WHAT IS EXPECTED:
Transcribe the material verbatim in full; the pictures do not belong in the copy.

BEGIN GIVEN MATERIAL

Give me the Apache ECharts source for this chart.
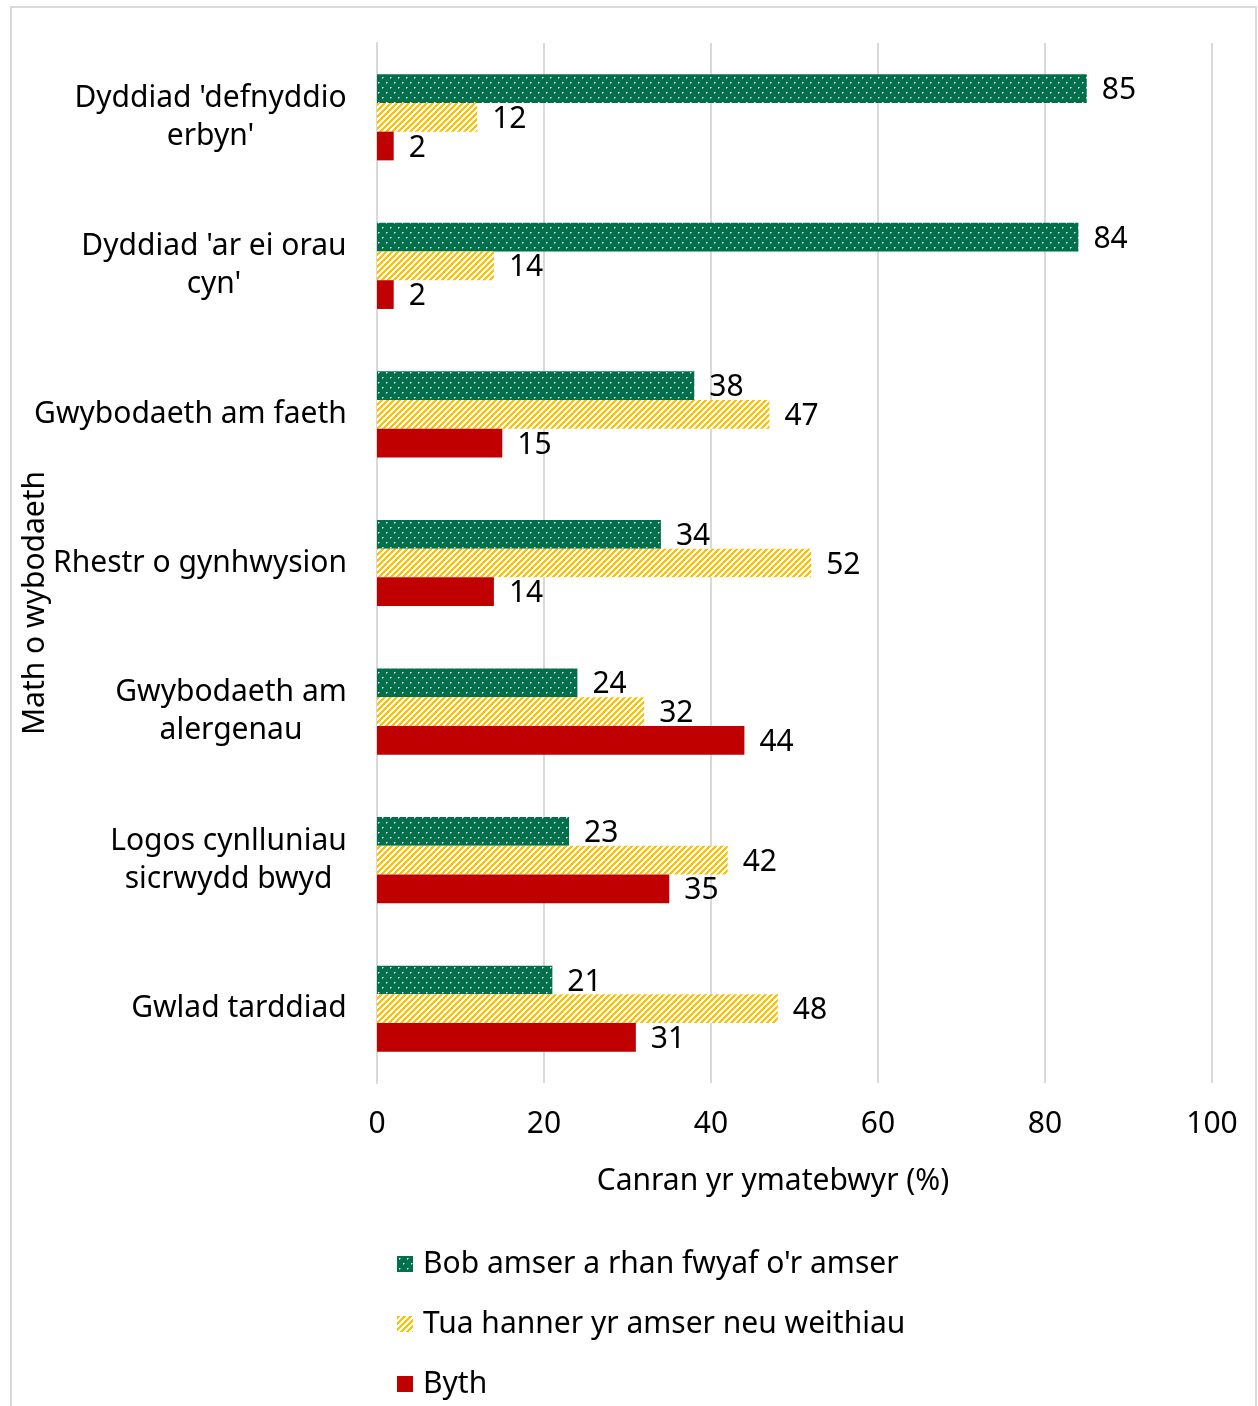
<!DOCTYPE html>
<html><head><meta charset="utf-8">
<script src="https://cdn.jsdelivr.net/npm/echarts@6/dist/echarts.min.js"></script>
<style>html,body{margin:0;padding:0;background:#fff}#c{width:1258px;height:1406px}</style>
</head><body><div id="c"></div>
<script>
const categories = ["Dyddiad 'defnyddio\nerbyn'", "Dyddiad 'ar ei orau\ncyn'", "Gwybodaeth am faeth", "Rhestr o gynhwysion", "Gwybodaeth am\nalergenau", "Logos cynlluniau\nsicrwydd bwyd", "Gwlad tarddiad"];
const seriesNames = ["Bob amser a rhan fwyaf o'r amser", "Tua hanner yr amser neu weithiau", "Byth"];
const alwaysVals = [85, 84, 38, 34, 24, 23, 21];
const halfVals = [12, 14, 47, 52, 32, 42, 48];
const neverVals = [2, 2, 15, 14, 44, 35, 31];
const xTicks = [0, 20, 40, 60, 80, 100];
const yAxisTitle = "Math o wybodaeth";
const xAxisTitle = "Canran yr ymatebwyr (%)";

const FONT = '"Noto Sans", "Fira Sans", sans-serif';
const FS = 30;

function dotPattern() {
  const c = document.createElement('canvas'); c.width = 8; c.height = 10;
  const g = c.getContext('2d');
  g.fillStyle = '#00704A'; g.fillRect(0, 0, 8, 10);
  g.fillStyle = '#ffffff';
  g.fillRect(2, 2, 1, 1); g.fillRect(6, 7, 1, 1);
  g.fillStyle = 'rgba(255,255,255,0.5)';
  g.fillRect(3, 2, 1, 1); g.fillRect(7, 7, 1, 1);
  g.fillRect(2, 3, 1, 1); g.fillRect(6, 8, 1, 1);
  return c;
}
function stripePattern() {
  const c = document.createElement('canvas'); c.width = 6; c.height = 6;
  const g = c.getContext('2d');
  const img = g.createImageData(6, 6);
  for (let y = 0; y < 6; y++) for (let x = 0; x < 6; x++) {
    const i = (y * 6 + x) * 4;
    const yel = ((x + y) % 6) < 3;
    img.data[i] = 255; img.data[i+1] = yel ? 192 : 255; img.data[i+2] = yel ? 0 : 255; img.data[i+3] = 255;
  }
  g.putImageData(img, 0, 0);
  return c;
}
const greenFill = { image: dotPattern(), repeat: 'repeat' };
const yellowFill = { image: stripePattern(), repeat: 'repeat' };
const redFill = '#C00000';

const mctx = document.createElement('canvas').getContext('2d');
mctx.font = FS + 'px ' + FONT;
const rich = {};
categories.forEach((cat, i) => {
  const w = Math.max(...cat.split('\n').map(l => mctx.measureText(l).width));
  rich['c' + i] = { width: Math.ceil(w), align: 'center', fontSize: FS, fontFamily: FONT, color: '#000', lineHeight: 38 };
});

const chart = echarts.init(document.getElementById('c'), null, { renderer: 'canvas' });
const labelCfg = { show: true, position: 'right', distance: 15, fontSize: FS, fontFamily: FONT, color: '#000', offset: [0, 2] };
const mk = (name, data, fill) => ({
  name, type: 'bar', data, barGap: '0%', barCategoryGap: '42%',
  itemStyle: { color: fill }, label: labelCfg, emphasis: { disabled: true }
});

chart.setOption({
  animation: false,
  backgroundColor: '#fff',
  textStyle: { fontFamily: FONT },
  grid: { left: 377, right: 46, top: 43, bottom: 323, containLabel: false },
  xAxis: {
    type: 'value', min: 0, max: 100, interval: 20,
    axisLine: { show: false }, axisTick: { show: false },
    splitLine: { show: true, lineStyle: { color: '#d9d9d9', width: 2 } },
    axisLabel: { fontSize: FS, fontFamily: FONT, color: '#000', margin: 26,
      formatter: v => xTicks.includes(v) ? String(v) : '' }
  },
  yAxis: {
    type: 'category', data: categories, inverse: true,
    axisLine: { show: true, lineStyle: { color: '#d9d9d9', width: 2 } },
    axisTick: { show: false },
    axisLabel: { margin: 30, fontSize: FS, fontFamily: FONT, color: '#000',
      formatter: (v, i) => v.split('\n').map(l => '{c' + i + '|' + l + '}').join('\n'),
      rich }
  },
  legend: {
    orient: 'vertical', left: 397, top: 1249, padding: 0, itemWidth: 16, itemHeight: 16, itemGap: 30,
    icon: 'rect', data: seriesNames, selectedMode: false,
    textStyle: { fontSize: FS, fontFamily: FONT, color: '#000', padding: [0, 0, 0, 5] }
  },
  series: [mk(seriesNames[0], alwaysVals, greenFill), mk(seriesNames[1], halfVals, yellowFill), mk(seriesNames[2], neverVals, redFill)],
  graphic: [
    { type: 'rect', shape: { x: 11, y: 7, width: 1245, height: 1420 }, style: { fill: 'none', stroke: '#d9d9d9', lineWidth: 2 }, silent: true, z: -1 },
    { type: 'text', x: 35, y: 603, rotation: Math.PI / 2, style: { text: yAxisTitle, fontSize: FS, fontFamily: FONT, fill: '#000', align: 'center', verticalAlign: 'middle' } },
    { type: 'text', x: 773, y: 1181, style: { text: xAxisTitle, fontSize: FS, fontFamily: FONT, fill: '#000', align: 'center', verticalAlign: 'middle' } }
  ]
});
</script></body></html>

END GIVEN MATERIAL

WRITTEN SOLUTION:
Give me the Apache ECharts source for this chart.
<!DOCTYPE html>
<html><head><meta charset="utf-8">
<script src="https://cdn.jsdelivr.net/npm/echarts@6/dist/echarts.min.js"></script>
<style>html,body{margin:0;padding:0;background:#fff}#c{width:1258px;height:1406px}</style>
</head><body><div id="c"></div>
<script>
const categories = ["Dyddiad 'defnyddio\nerbyn'", "Dyddiad 'ar ei orau\ncyn'", "Gwybodaeth am faeth", "Rhestr o gynhwysion", "Gwybodaeth am\nalergenau", "Logos cynlluniau\nsicrwydd bwyd", "Gwlad tarddiad"];
const seriesNames = ["Bob amser a rhan fwyaf o'r amser", "Tua hanner yr amser neu weithiau", "Byth"];
const alwaysVals = [85, 84, 38, 34, 24, 23, 21];
const halfVals = [12, 14, 47, 52, 32, 42, 48];
const neverVals = [2, 2, 15, 14, 44, 35, 31];
const xTicks = [0, 20, 40, 60, 80, 100];
const yAxisTitle = "Math o wybodaeth";
const xAxisTitle = "Canran yr ymatebwyr (%)";

const FONT = '"Noto Sans", "Fira Sans", sans-serif';
const FS = 30;

function dotPattern() {
  const c = document.createElement('canvas'); c.width = 8; c.height = 10;
  const g = c.getContext('2d');
  g.fillStyle = '#00704A'; g.fillRect(0, 0, 8, 10);
  g.fillStyle = '#ffffff';
  g.fillRect(2, 2, 1, 1); g.fillRect(6, 7, 1, 1);
  g.fillStyle = 'rgba(255,255,255,0.5)';
  g.fillRect(3, 2, 1, 1); g.fillRect(7, 7, 1, 1);
  g.fillRect(2, 3, 1, 1); g.fillRect(6, 8, 1, 1);
  return c;
}
function stripePattern() {
  const c = document.createElement('canvas'); c.width = 6; c.height = 6;
  const g = c.getContext('2d');
  const img = g.createImageData(6, 6);
  for (let y = 0; y < 6; y++) for (let x = 0; x < 6; x++) {
    const i = (y * 6 + x) * 4;
    const yel = ((x + y) % 6) < 3;
    img.data[i] = 255; img.data[i+1] = yel ? 192 : 255; img.data[i+2] = yel ? 0 : 255; img.data[i+3] = 255;
  }
  g.putImageData(img, 0, 0);
  return c;
}
const greenFill = { image: dotPattern(), repeat: 'repeat' };
const yellowFill = { image: stripePattern(), repeat: 'repeat' };
const redFill = '#C00000';

const mctx = document.createElement('canvas').getContext('2d');
mctx.font = FS + 'px ' + FONT;
const rich = {};
categories.forEach((cat, i) => {
  const w = Math.max(...cat.split('\n').map(l => mctx.measureText(l).width));
  rich['c' + i] = { width: Math.ceil(w), align: 'center', fontSize: FS, fontFamily: FONT, color: '#000', lineHeight: 38 };
});

const chart = echarts.init(document.getElementById('c'), null, { renderer: 'canvas' });
const labelCfg = { show: true, position: 'right', distance: 15, fontSize: FS, fontFamily: FONT, color: '#000', offset: [0, 2] };
const mk = (name, data, fill) => ({
  name, type: 'bar', data, barGap: '0%', barCategoryGap: '42%',
  itemStyle: { color: fill }, label: labelCfg, emphasis: { disabled: true }
});

chart.setOption({
  animation: false,
  backgroundColor: '#fff',
  textStyle: { fontFamily: FONT },
  grid: { left: 377, right: 46, top: 43, bottom: 323, containLabel: false },
  xAxis: {
    type: 'value', min: 0, max: 100, interval: 20,
    axisLine: { show: false }, axisTick: { show: false },
    splitLine: { show: true, lineStyle: { color: '#d9d9d9', width: 2 } },
    axisLabel: { fontSize: FS, fontFamily: FONT, color: '#000', margin: 26,
      formatter: v => xTicks.includes(v) ? String(v) : '' }
  },
  yAxis: {
    type: 'category', data: categories, inverse: true,
    axisLine: { show: true, lineStyle: { color: '#d9d9d9', width: 2 } },
    axisTick: { show: false },
    axisLabel: { margin: 30, fontSize: FS, fontFamily: FONT, color: '#000',
      formatter: (v, i) => v.split('\n').map(l => '{c' + i + '|' + l + '}').join('\n'),
      rich }
  },
  legend: {
    orient: 'vertical', left: 397, top: 1249, padding: 0, itemWidth: 16, itemHeight: 16, itemGap: 30,
    icon: 'rect', data: seriesNames, selectedMode: false,
    textStyle: { fontSize: FS, fontFamily: FONT, color: '#000', padding: [0, 0, 0, 5] }
  },
  series: [mk(seriesNames[0], alwaysVals, greenFill), mk(seriesNames[1], halfVals, yellowFill), mk(seriesNames[2], neverVals, redFill)],
  graphic: [
    { type: 'rect', shape: { x: 11, y: 7, width: 1245, height: 1420 }, style: { fill: 'none', stroke: '#d9d9d9', lineWidth: 2 }, silent: true, z: -1 },
    { type: 'text', x: 35, y: 603, rotation: Math.PI / 2, style: { text: yAxisTitle, fontSize: FS, fontFamily: FONT, fill: '#000', align: 'center', verticalAlign: 'middle' } },
    { type: 'text', x: 773, y: 1181, style: { text: xAxisTitle, fontSize: FS, fontFamily: FONT, fill: '#000', align: 'center', verticalAlign: 'middle' } }
  ]
});
</script></body></html>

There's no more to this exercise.